Уменье превратить крестьянку в Дульцинею, а постоялый двор в заколдованный замок особенно свойственно научной, эвристической метафоре. Ученые время от времени обращаются к какой-нибудь далекой для них области жизни, например к другой науке, которая для них то же, что рыцарский роман для Алонсо Кехано. Заимствуя оттуда имена, они смело нарекают ими предметы, им близкие. Так, беззастенчивый лингвист, приметив, что в далекой и экзотической химии есть валентности, начинает говорить о валентности глаголов. При этом – о мудрость безумия! – метафора оказывается продуктивной, хотя на понятие химической валентности до конца не накладывается. Но ведь и басенная лиса не смогла бы прижиться в реальной природе, и метафорический вандал не выжил бы, целиком сосредоточившись на разрушении памятников материальной культуры. Разоблачение метафор – дело легкое (метафоры в науке стали разоблачать с начала Нового времени, в литературе – с середины прошлого века), но едва ли благодарное. Сегодня становится очевидно, что о метафоре нужно судить по ее потомкам (продуктивности), а не по предкам (этимологии). Но судили по предкам и судили строго.

Позитивистская охота на метафорических ведьм закрадывалась в девятнадцатом веке в самые благородные сердца и самые умные головы. Ею увлекались даже художники слова и религиозные моралисты. Среди них и сам Лев Николаевич Толстой, последовательно срывавший с метафор все и всяческие маски.
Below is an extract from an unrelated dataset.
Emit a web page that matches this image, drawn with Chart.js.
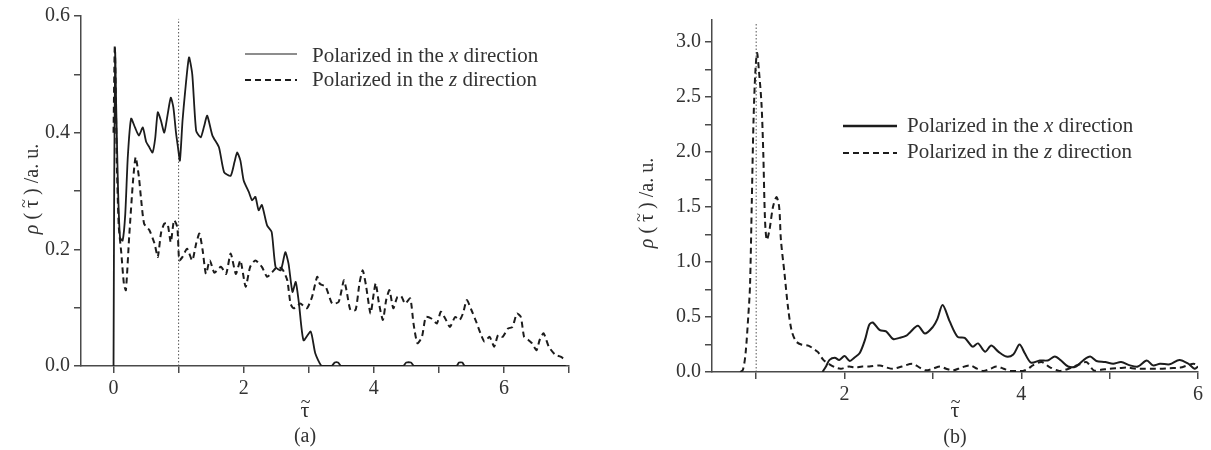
<!DOCTYPE html>
<html>
<head>
<meta charset="utf-8">
<script src="https://cdn.jsdelivr.net/npm/chart.js@4.4.1/dist/chart.umd.min.js"></script>
<style>
  html, body { margin: 0; padding: 0; background: #ffffff; }
  #wrap { position: relative; width: 1211px; height: 450px; overflow: hidden; }
  canvas { position: absolute; top: 0; }
  #panelA { left: 0; }
  #panelB { left: 600px; }
</style>
</head>
<body>
<div id="wrap">
  <canvas id="panelA" width="600" height="450"></canvas>
  <canvas id="panelB" width="611" height="450"></canvas>
</div>
<script>
// ---- Panel (a): density of reduced delay time ----
const aXTau = [0, 0.01, 0.025, 0.04, 0.07, 0.1, 0.14, 0.18, 0.22, 0.27,
  0.33, 0.39, 0.45, 0.5, 0.55, 0.6, 0.64, 0.68, 0.73, 0.78,
  0.83, 0.88, 0.92, 0.96, 0.99, 1.02, 1.06, 1.1, 1.16, 1.21,
  1.27, 1.34, 1.39, 1.44, 1.52, 1.62, 1.7, 1.8, 1.86, 1.9,
  1.95, 2.0, 2.08, 2.13, 2.18, 2.23, 2.28, 2.36, 2.43, 2.49,
  2.57, 2.64, 2.69, 2.75, 2.8, 2.85, 2.92, 3.03, 3.1, 3.2,
  3.35, 3.4, 3.45, 3.5, 4.45, 4.5, 4.57, 4.62, 5.27, 5.31,
  5.36, 5.4, 6.95];
const aXRho = [0, 0.3, 0.537, 0.45, 0.3, 0.22, 0.215, 0.26, 0.36, 0.424,
  0.409, 0.395, 0.409, 0.385, 0.375, 0.366, 0.39, 0.435, 0.42, 0.40,
  0.43, 0.46, 0.443, 0.4, 0.375, 0.352, 0.42, 0.47, 0.529, 0.50,
  0.403, 0.392, 0.41, 0.429, 0.395, 0.375, 0.332, 0.326, 0.35, 0.366,
  0.352, 0.318, 0.298, 0.284, 0.29, 0.267, 0.276, 0.241, 0.23, 0.17,
  0.164, 0.195, 0.175, 0.127, 0.144, 0.107, 0.044, 0.059, 0.022, 0,
  0, 0.006, 0.006, 0, 0, 0.006, 0.006, 0, 0, 0.006,
  0.006, 0, 0];
const aZTau = [0, 0.02, 0.05, 0.08, 0.12, 0.16, 0.19, 0.24, 0.3, 0.34,
  0.39, 0.42, 0.47, 0.55, 0.63, 0.68, 0.73, 0.78, 0.83, 0.88,
  0.93, 0.98, 1.01, 1.06, 1.13, 1.21, 1.27, 1.32, 1.37, 1.42,
  1.48, 1.55, 1.65, 1.73, 1.8, 1.88, 1.95, 2.03, 2.1, 2.18,
  2.28, 2.36, 2.44, 2.52, 2.6, 2.67, 2.72, 2.77, 2.87, 2.97,
  3.05, 3.13, 3.17, 3.26, 3.36, 3.46, 3.54, 3.58, 3.64, 3.72,
  3.78, 3.83, 3.88, 3.95, 4.0, 4.03, 4.08, 4.14, 4.19, 4.24,
  4.3, 4.36, 4.42, 4.48, 4.56, 4.61, 4.67, 4.74, 4.8, 4.89,
  4.97, 5.03, 5.1, 5.17, 5.25, 5.32, 5.37, 5.43, 5.5, 5.57,
  5.64, 5.7, 5.78, 5.85, 5.91, 5.98, 6.06, 6.13, 6.2, 6.26,
  6.31, 6.37, 6.43, 6.5, 6.55, 6.61, 6.69, 6.79, 6.87, 6.95];
const aZRho = [0.4, 0.55, 0.35, 0.24, 0.193, 0.14, 0.13, 0.221, 0.318, 0.358,
  0.324, 0.29, 0.244, 0.233, 0.21, 0.187, 0.228, 0.244, 0.244, 0.212,
  0.25, 0.238, 0.181, 0.187, 0.201, 0.181, 0.21, 0.227, 0.198, 0.158,
  0.181, 0.16, 0.17, 0.158, 0.193, 0.158, 0.181, 0.136, 0.17, 0.181,
  0.17, 0.153, 0.161, 0.17, 0.165, 0.147, 0.107, 0.099, 0.107, 0.099,
  0.118, 0.153, 0.141, 0.136, 0.107, 0.11, 0.147, 0.13, 0.096, 0.096,
  0.142, 0.164, 0.138, 0.09, 0.125, 0.142, 0.107, 0.079, 0.113, 0.13,
  0.099, 0.118, 0.12, 0.107, 0.116, 0.073, 0.039, 0.05, 0.084, 0.081,
  0.073, 0.093, 0.081, 0.067, 0.084, 0.079, 0.09, 0.113, 0.096, 0.077,
  0.056, 0.042, 0.05, 0.033, 0.053, 0.05, 0.064, 0.067, 0.09, 0.084,
  0.05, 0.045, 0.039, 0.027, 0.045, 0.056, 0.033, 0.019, 0.016, 0.01];
const aXTicks = [0, 1, 2, 3, 4, 5, 6, 7];
const aXTickLabels = ['0', '', '2', '', '4', '', '6', ''];
const aYTicks = [0, 0.1, 0.2, 0.3, 0.4, 0.5, 0.6];
const aYTickLabels = ['0.0', '', '0.2', '', '0.4', '', '0.6'];
const aMarkerTop = 0.595;

// ---- Panel (b) ----
const bXTau = [1.75, 1.79, 1.83, 1.89, 1.94, 2.0, 2.06, 2.11, 2.17, 2.23,
  2.28, 2.32, 2.4, 2.47, 2.55, 2.62, 2.7, 2.74, 2.83, 2.91,
  3.0, 3.05, 3.11, 3.19, 3.28, 3.36, 3.45, 3.51, 3.59, 3.66,
  3.74, 3.83, 3.91, 3.98, 4.04, 4.11, 4.21, 4.3, 4.38, 4.45,
  4.53, 4.62, 4.7, 4.78, 4.85, 4.95, 5.04, 5.13, 5.23, 5.32,
  5.42, 5.49, 5.57, 5.68, 5.79, 5.89, 5.96, 6.0];
const bXRho = [0, 0.05, 0.11, 0.13, 0.11, 0.145, 0.1, 0.13, 0.17, 0.29,
  0.43, 0.45, 0.38, 0.37, 0.3, 0.31, 0.33, 0.36, 0.42, 0.35,
  0.41, 0.48, 0.61, 0.46, 0.32, 0.31, 0.23, 0.26, 0.185, 0.24,
  0.185, 0.14, 0.16, 0.25, 0.17, 0.085, 0.105, 0.105, 0.14, 0.105,
  0.05, 0.05, 0.105, 0.14, 0.1, 0.09, 0.075, 0.09, 0.06, 0.05,
  0.105, 0.06, 0.075, 0.07, 0.11, 0.075, 0.03, 0.05];
const bZTau = [0.82, 0.85, 0.88, 0.91, 0.93, 0.95, 0.97, 0.99, 1.01, 1.03,
  1.06, 1.08, 1.10, 1.12, 1.15, 1.19, 1.23, 1.26, 1.28, 1.32,
  1.36, 1.40, 1.45, 1.51, 1.59, 1.65, 1.70, 1.76, 1.83, 1.9,
  1.96, 2.05, 2.12, 2.2, 2.28, 2.4, 2.48, 2.55, 2.65, 2.77,
  2.85, 2.92, 3.0, 3.08, 3.15, 3.23, 3.32, 3.42, 3.5, 3.57,
  3.65, 3.72, 3.8, 3.87, 3.95, 4.02, 4.08, 4.13, 4.23, 4.32,
  4.43, 4.5, 4.58, 4.66, 4.74, 4.82, 4.9, 5.0, 5.1, 5.2,
  5.3, 5.38, 5.48, 5.57, 5.68, 5.8, 5.88, 5.95, 6.0];
const bZRho = [0, 0.02, 0.17, 0.5, 0.78, 1.53, 2.29, 2.72, 2.9, 2.75,
  2.44, 2.0, 1.38, 1.2, 1.29, 1.50, 1.59, 1.5, 1.2, 0.9,
  0.59, 0.38, 0.28, 0.25, 0.24, 0.21, 0.18, 0.11, 0.07, 0.04,
  0.03, 0.05, 0.04, 0.05, 0.05, 0.06, 0.04, 0.03, 0.05, 0.075,
  0.04, 0.015, 0.03, 0.05, 0.03, 0.015, 0.04, 0.06, 0.03, 0.01,
  0.03, 0.05, 0.03, 0.01, 0.01, 0.01, 0.03, 0.06, 0.09, 0.045,
  0.01, 0.02, 0.045, 0.07, 0.09, 0.015, 0.02, 0.03, 0.035, 0.04,
  0.03, 0.03, 0.03, 0.03, 0.035, 0.04, 0.06, 0.075, 0.06];
const bXTicks = [1, 2, 3, 4, 5, 6];
const bXTickLabels = ['', '2', '', '4', '', '6'];
const bYTicks = [0, 0.25, 0.5, 0.75, 1.0, 1.25, 1.5, 1.75, 2.0, 2.25, 2.5, 2.75, 3.0];
const bYTickLabels = ['0.0', '', '0.5', '', '1.0', '', '1.5', '', '2.0', '', '2.5', '', '3.0'];
const bMarkerTop = 3.17;

// Shared text: 'i' italic, 'n' upright, 't' tau carrying a tilde
const markerTau = 1;
const seriesAxes = ['x', 'z'];
const yTitleParts = [['ρ', 'i'], [' ( ', 'n'], ['τ', 't'], [' ) /a. u.', 'n']];
const xTitleParts = [['τ', 't']];

const INK = '#1c1c1c';
const AXIS = '#4a4a4a';
const TEXT = '#333333';
const SERIF = '"Liberation Serif", "Times New Roman", serif';

function fontFor(style, size) {
  return (style === 'i' ? 'italic ' : '') + size + 'px ' + SERIF;
}

// Writes a run of styled pieces centred on (0, 0) of the current transform
function drawRun(ctx, parts, size, align) {
  let total = 0;
  parts.forEach(([t, s]) => { ctx.font = fontFor(s, size); total += ctx.measureText(t).width; });
  let x = align === 'left' ? 0 : -total / 2;
  ctx.textAlign = 'left';
  ctx.textBaseline = 'alphabetic';
  const base = size * 0.33;
  parts.forEach(([t, s]) => {
    ctx.font = fontFor(s, size);
    const w = ctx.measureText(t).width;
    ctx.fillText(t, x, base);
    if (s === 't') {
      ctx.font = Math.round(size * 0.8) + 'px ' + SERIF;
      ctx.textAlign = 'center';
      ctx.fillText('~', x + w / 2 + size * 0.03, base - size * 0.42);
      ctx.textAlign = 'left';
    }
    x += w;
  });
}

// Draws axis titles, panel tag and the in-plot legend
const panelText = {
  id: 'panelText',
  afterDraw(chart, args, o) {
    const ctx = chart.ctx;
    const area = chart.chartArea;
    ctx.save();
    ctx.fillStyle = TEXT;

    ctx.save();
    ctx.translate(o.yTitleX, (area.top + area.bottom) / 2 + o.yTitleShift);
    ctx.rotate(-Math.PI / 2);
    drawRun(ctx, yTitleParts, 20, 'center');
    ctx.restore();

    ctx.save();
    ctx.translate(o.xTitleX, o.xTitleY);
    drawRun(ctx, xTitleParts, 22, 'center');
    ctx.restore();

    ctx.save();
    ctx.translate(o.xTitleX, o.tagY);
    drawRun(ctx, [[o.tag, 'n']], 20, 'center');
    ctx.restore();

    const L = o.legend;
    chart.data.datasets.slice(0, 2).forEach((ds, i) => {
      const y = L.rows[i];
      ctx.save();
      ctx.strokeStyle = ds.borderColor;
      ctx.lineWidth = L.widths[i];
      ctx.setLineDash(ds.borderDash || []);
      ctx.beginPath();
      ctx.moveTo(L.x0, y);
      ctx.lineTo(L.x1, y);
      ctx.stroke();
      ctx.restore();
      ctx.save();
      ctx.translate(L.textX, L.textRows[i]);
      drawRun(ctx, [['Polarized in the ', 'n'], [seriesAxes[i], 'i'], [' direction', 'n']], 21, 'left');
      ctx.restore();
    });
    ctx.restore();
  }
};

function makePanel(id, c) {
  const toPts = (xs, ys) => xs.map((x, i) => ({ x: x, y: ys[i] }));
  const axisFont = { family: SERIF, size: 20 };
  return new Chart(document.getElementById(id), {
    type: 'scatter',
    data: {
      datasets: [
        { label: 'Polarized in the x direction', data: toPts(c.xTau, c.xRho), showLine: true,
          borderColor: INK, borderWidth: c.solidWidth, pointRadius: 0, tension: c.tension, fill: false },
        { label: 'Polarized in the z direction', data: toPts(c.zTau, c.zRho), showLine: true,
          borderColor: INK, borderWidth: 2, borderDash: [6, 4], pointRadius: 0, tension: c.tension, fill: false },
        { label: 'marker', data: [{ x: markerTau, y: 0 }, { x: markerTau, y: c.markerTop }], showLine: true,
          borderColor: '#555', borderWidth: 1, borderDash: [1.5, 2], pointRadius: 0, fill: false }
      ]
    },
    options: {
      responsive: false,
      animation: false,
      devicePixelRatio: 1,
      layout: { padding: c.padding },
      plugins: {
        legend: { display: false },
        tooltip: { enabled: false },
        panelText: c.text
      },
      scales: {
        x: {
          type: 'linear', min: c.xMin, max: c.xMax,
          afterBuildTicks: s => { s.ticks = c.xTicks.map(v => ({ value: v })); },
          afterFit: s => { s.height = c.xAxisH; },
          ticks: { callback: (v, i) => c.xTickLabels[i], font: axisFont, color: TEXT, padding: 4,
                   maxRotation: 0, autoSkip: false },
          grid: { drawOnChartArea: false, drawTicks: true, tickLength: 7, color: AXIS, lineWidth: 1.5 },
          border: { color: AXIS, width: 1.5 }
        },
        y: {
          type: 'linear', min: 0, max: c.yMax,
          afterBuildTicks: s => { s.ticks = c.yTicks.map(v => ({ value: v })); },
          afterFit: s => { s.width = c.yAxisW; },
          ticks: { callback: (v, i) => c.yTickLabels[i], font: axisFont, color: TEXT, padding: 4, autoSkip: false },
          grid: { drawOnChartArea: false, drawTicks: true, tickLength: 7, color: AXIS, lineWidth: 1.5 },
          border: { color: AXIS, width: 1.5 }
        }
      }
    },
    plugins: [panelText]
  });
}

makePanel('panelA', {
  xTau: aXTau, xRho: aXRho, zTau: aZTau, zRho: aZRho,
  xTicks: aXTicks, xTickLabels: aXTickLabels, yTicks: aYTicks, yTickLabels: aYTickLabels,
  xMin: -0.5, xMax: 7, yMax: 0.6, markerTop: aMarkerTop,
  solidWidth: 1.8, tension: 0.2,
  padding: { left: 0, top: 14, right: 31, bottom: 0 }, yAxisW: 81, xAxisH: 84,
  text: {
    yTitleX: 31, yTitleShift: -2, xTitleX: 305, xTitleY: 410, tagY: 435, tag: '(a)',
    legend: { x0: 245, x1: 297, rows: [54, 80], widths: [1.2, 2], textX: 312, textRows: [55, 79] }
  }
});

makePanel('panelB', {
  xTau: bXTau, xRho: bXRho, zTau: bZTau, zRho: bZRho,
  xTicks: bXTicks, xTickLabels: bXTickLabels, yTicks: bYTicks, yTickLabels: bYTickLabels,
  xMin: 0.5, xMax: 6, yMax: 3.2, markerTop: bMarkerTop,
  solidWidth: 2, tension: 0.3,
  padding: { left: 0, top: 20, right: 13, bottom: 0 }, yAxisW: 112, xAxisH: 78,
  text: {
    yTitleX: 46, yTitleShift: 7, xTitleX: 355, xTitleY: 410, tagY: 436, tag: '(b)',
    legend: { x0: 243, x1: 297, rows: [126, 153], widths: [2.6, 2], textX: 307, textRows: [125, 151] }
  }
});
</script>
</body>
</html>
Величайший реалист нащупал особую художественную манеру в этой охоте на метафору – остранение (от слова «странный»), позже открытую В. Шкловским и провозглашенную основным свойством художественного слова.

Знание-сила, 2001 №12 (894) - pic_59.jpg

Остранение Толстого – это прочтение символического процесса глазами простака, который не видит в нем метафорической стороны, а видит только внешние, буквальные, материачьные проявления.